Exercise brief: Starting with the first line of the data below, copy each line up to and including the one containing "import * as". Pictures stay out.

===== Collected material =====

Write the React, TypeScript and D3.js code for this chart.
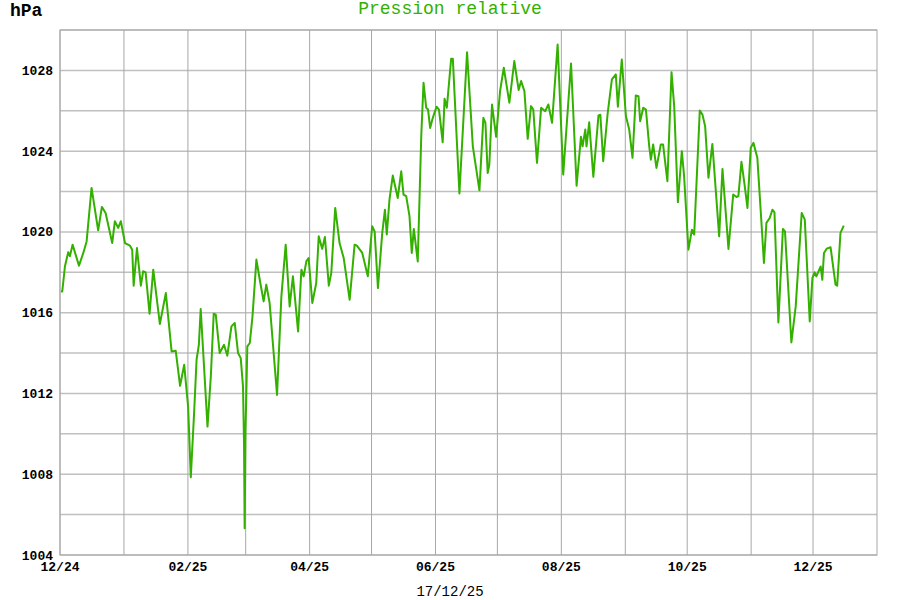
import React from "react";
import * as d3 from "d3";

// days since 2024-12-01 and relative pressure (hPa)
const days = [0.5,1.1,2.4,4.0,4.8,6.1,9.2,11.3,12.9,15.3,18.5,20.3,22.1,25.3,26.6,28.2,29.5,31.5,33.9,35.0,35.7,37.3,39.2,40.3,41.5,43.4,45.2,48.4,51.3,54.1,56.1,58.2,60.2,62.1,63.4,65.0,66.2,67.3,68.2,71.5,73.1,74.5,75.5,77.4,79.5,81.1,83.1,84.7,86.3,87.6,88.7,89.2,89.5,89.9,90.8,92.0,93.3,95.2,97.1,98.7,100.0,101.6,105.2,107.3,109.4,111.3,112.9,115.4,117.0,118.1,119.4,120.5,122.3,124.2,125.4,127.1,128.4,130.3,131.5,133.4,135.5,137.5,140.4,142.8,143.9,146.5,149.2,151.3,152.5,154.1,156.2,157.5,158.4,159.7,161.3,163.7,165.4,166.5,167.8,169.4,170.5,171.5,173.4,175.1,176.2,177.5,178.4,179.4,180.7,182.5,183.7,185.5,186.4,187.5,189.6,190.4,193.6,197.3,200.1,203.3,205.2,206.2,207.3,208.1,209.4,211.4,213.3,215.1,217.8,220.2,222.3,223.5,225.1,226.7,228.3,229.4,231.2,233.2,235.2,236.7,238.5,241.2,243.9,247.7,250.4,252.5,253.3,254.6,255.2,256.5,258.5,261.0,261.9,263.3,265.4,267.5,269.4,270.4,272.3,274.3,275.9,277.5,279.1,280.4,281.2,282.7,284.0,285.6,286.4,287.5,289.1,291.2,292.3,294.4,296.4,297.7,299.5,301.4,302.5,304.6,306.3,307.4,310.1,311.4,312.7,314.3,316.2,319.5,321.1,324.0,326.3,327.9,328.8,330.3,331.7,333.2,334.8,336.1,338.0,339.7,341.2,342.4,344.0,345.3,346.3,348.2,350.4,351.4,354.5,356.6,359.5,361.0,363.4,364.7,365.8,366.6,368.7,369.5,370.3,371.6,373.5,375.9,376.7,378.3,379.9];
const values = [1017.05,1017.05,1018.3,1019.0,1018.8,1019.37,1018.33,1018.96,1019.53,1022.18,1020.08,1021.24,1020.94,1019.45,1020.53,1020.2,1020.53,1019.45,1019.32,1019.12,1017.34,1019.2,1017.34,1018.05,1018.0,1015.95,1018.13,1015.44,1016.97,1014.08,1014.11,1012.38,1013.42,1011.35,1007.85,1011.03,1013.67,1014.41,1016.18,1010.36,1012.84,1015.95,1015.9,1014.0,1014.41,1013.87,1015.32,1015.49,1014.0,1013.75,1012.35,1009.54,1005.32,1010.03,1014.33,1014.5,1015.82,1018.63,1017.47,1016.56,1017.39,1016.48,1011.93,1016.81,1019.37,1016.31,1017.8,1015.07,1018.13,1017.8,1018.54,1018.71,1016.48,1017.47,1019.78,1019.16,1019.75,1017.34,1017.97,1021.19,1019.45,1018.71,1016.64,1019.37,1019.32,1018.96,1017.8,1020.28,1020.03,1017.22,1019.95,1021.1,1019.87,1021.6,1022.79,1021.68,1023.0,1021.85,1021.77,1020.78,1018.96,1020.15,1018.54,1024.74,1027.39,1026.15,1026.06,1025.15,1025.65,1026.2,1026.06,1024.44,1026.59,1026.15,1028.58,1028.58,1021.9,1028.9,1024.24,1022.06,1025.65,1025.4,1022.92,1023.34,1026.31,1024.71,1026.97,1028.13,1026.4,1028.46,1027.03,1027.47,1026.97,1024.61,1026.23,1026.06,1023.42,1026.15,1025.98,1026.31,1025.4,1029.28,1022.84,1028.34,1022.29,1024.71,1024.24,1025.07,1024.24,1025.43,1022.73,1025.77,1025.8,1023.5,1025.82,1027.55,1027.8,1026.2,1028.54,1025.73,1025.07,1023.67,1026.76,1026.72,1025.48,1026.15,1026.06,1024.24,1023.58,1024.33,1023.17,1024.33,1024.33,1022.51,1027.91,1026.23,1021.47,1024.0,1022.76,1019.12,1020.11,1019.87,1026.01,1025.81,1025.23,1022.68,1024.36,1019.78,1023.12,1019.16,1021.85,1021.73,1021.77,1023.47,1022.43,1021.19,1024.17,1024.41,1023.67,1020.94,1018.46,1020.45,1020.69,1021.1,1020.97,1015.52,1020.15,1020.03,1014.53,1016.31,1020.94,1020.61,1015.57,1017.72,1018.0,1017.8,1018.29,1017.63,1018.96,1019.17,1019.24,1017.39,1017.34,1019.95,1020.31];

const yTicks = [1004, 1008, 1012, 1016, 1020, 1024, 1028];
const yGrid = [1004, 1006, 1008, 1010, 1012, 1014, 1016, 1018, 1020, 1022, 1024, 1026, 1028, 1030];
const monthLabels = ["12/24", "02/25", "04/25", "06/25", "08/25", "10/25", "12/25"];
const title = "Pression relative";
const unit = "hPa";
const dateLabel = "17/12/25";

const start = new Date(2024, 11, 1);
const end = new Date(2026, 0, 1);

export default function App() {
  const W = 900, H = 600;
  const L = 60, R = 877, T = 30, B = 555;
  const x = d3.scaleTime().domain([start, end]).range([L, R]);
  const y = d3.scaleLinear().domain([1004, 1030]).range([B, T]);
  const toDate = (d: number) => new Date(start.getTime() + d * 86400000);
  const pts = days.map((d, i) => [toDate(d), values[i]] as [Date, number]);
  const line = d3.line<[Date, number]>().x(p => x(p[0])).y(p => y(p[1]));
  const months = d3.timeMonth.range(start, end);
  const green = "#33b000";
  return (
    <svg width={W} height={H} style={{ position: "absolute", left: 0, top: 0, background: "#fff" }}>
      <rect x={0} y={0} width={W} height={H} fill="#fff" />
      {yGrid.map(v => (
        <line key={"h" + v} x1={L} x2={R} y1={y(v)} y2={y(v)} stroke="#c0c0c0" strokeWidth={1.5} />
      ))}
      {months.map((m, i) => (
        <line key={"v" + i} x1={x(m)} x2={x(m)} y1={T} y2={B} stroke="#a8a8a8" strokeWidth={1} />
      ))}
      <rect x={L} y={T} width={R - L} height={B - T} fill="none" stroke="#a8a8a8" strokeWidth={1} />
      <path d={line(pts) || ""} fill="none" stroke={green} strokeWidth={2} strokeLinejoin="round" />
      {yTicks.map(v => (
        <text key={"yt" + v} x={53} y={y(v)} dy="0.35em" textAnchor="end"
          fontFamily="'Liberation Mono', monospace" fontWeight="bold" fontSize={13} fill="#000">{v}</text>
      ))}
      {months.filter((m, i) => i % 2 === 0).map((m, i) => (
        <text key={"xt" + i} x={x(m)} y={571} textAnchor="middle"
          fontFamily="'Liberation Mono', monospace" fontWeight="bold" fontSize={13} fill="#000">{monthLabels[i]}</text>
      ))}
      <text x={10} y={16} fontFamily="'Liberation Mono', monospace" fontWeight="bold" fontSize={18} fill="#000">{unit}</text>
      <text x={450} y={14} textAnchor="middle" fontFamily="'Liberation Mono', monospace" fontSize={18} fill={green}>{title}</text>
      <text x={450} y={596} textAnchor="middle" fontFamily="'Liberation Mono', monospace" fontSize={14} fill="#000">{dateLabel}</text>
    </svg>
  );
}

=====

Result for this task:
Write the React, TypeScript and D3.js code for this chart.
import React from "react";
import * as d3 from "d3";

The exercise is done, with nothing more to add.